As the floods lingered in Maiduguri, the only two bridges that link the city’s eastern and western halves began to make strange noises. Cracks appeared.
Then, on Thursday one bridge collapsed, followed by the other on Friday, splitting the city in half with no access from one side to the other.
Half of Maiduguri is now underwater.
Friends and family members are trying to rescue one another, using canoes or trucks to access cut-off areas.
Bunu, the teacher, and her children were on one of those trucks Friday, along with dozens of other women and children.

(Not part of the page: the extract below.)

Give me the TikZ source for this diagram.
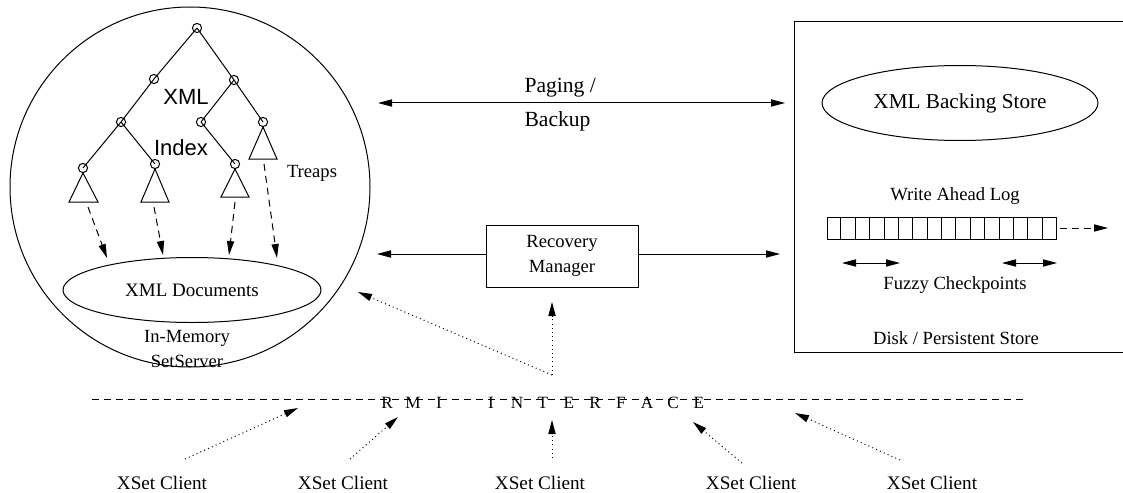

They were all famished, having eaten barely anything since the floods hit.
As the truck made its way out of the waterlogged area in the pouring rain, a member of Nigeria’s House of Representatives threw two loaves of bread to the people in the truck.
The women split the loaves among the children, giving each child a few mouthfuls.
From her spot on the bed of the truck, Bunu’s head was bowed in thought. Occasionally, she looked up at the sky. She had no idea how her daughters from a previous marriage, who were staying with her sister, had fared. She tried calling but couldn’t get through.
And the flood had swallowed the family’s means of survival — their sheep, goats and chickens — as well as every household item they possessed.
“I don’t have anything now,” she said.
When they finally reached a camp, a nongovernmental organization gave them some water and food: half a can of sardines and half a loaf of bread per person.
It wasn’t clear what would happen next.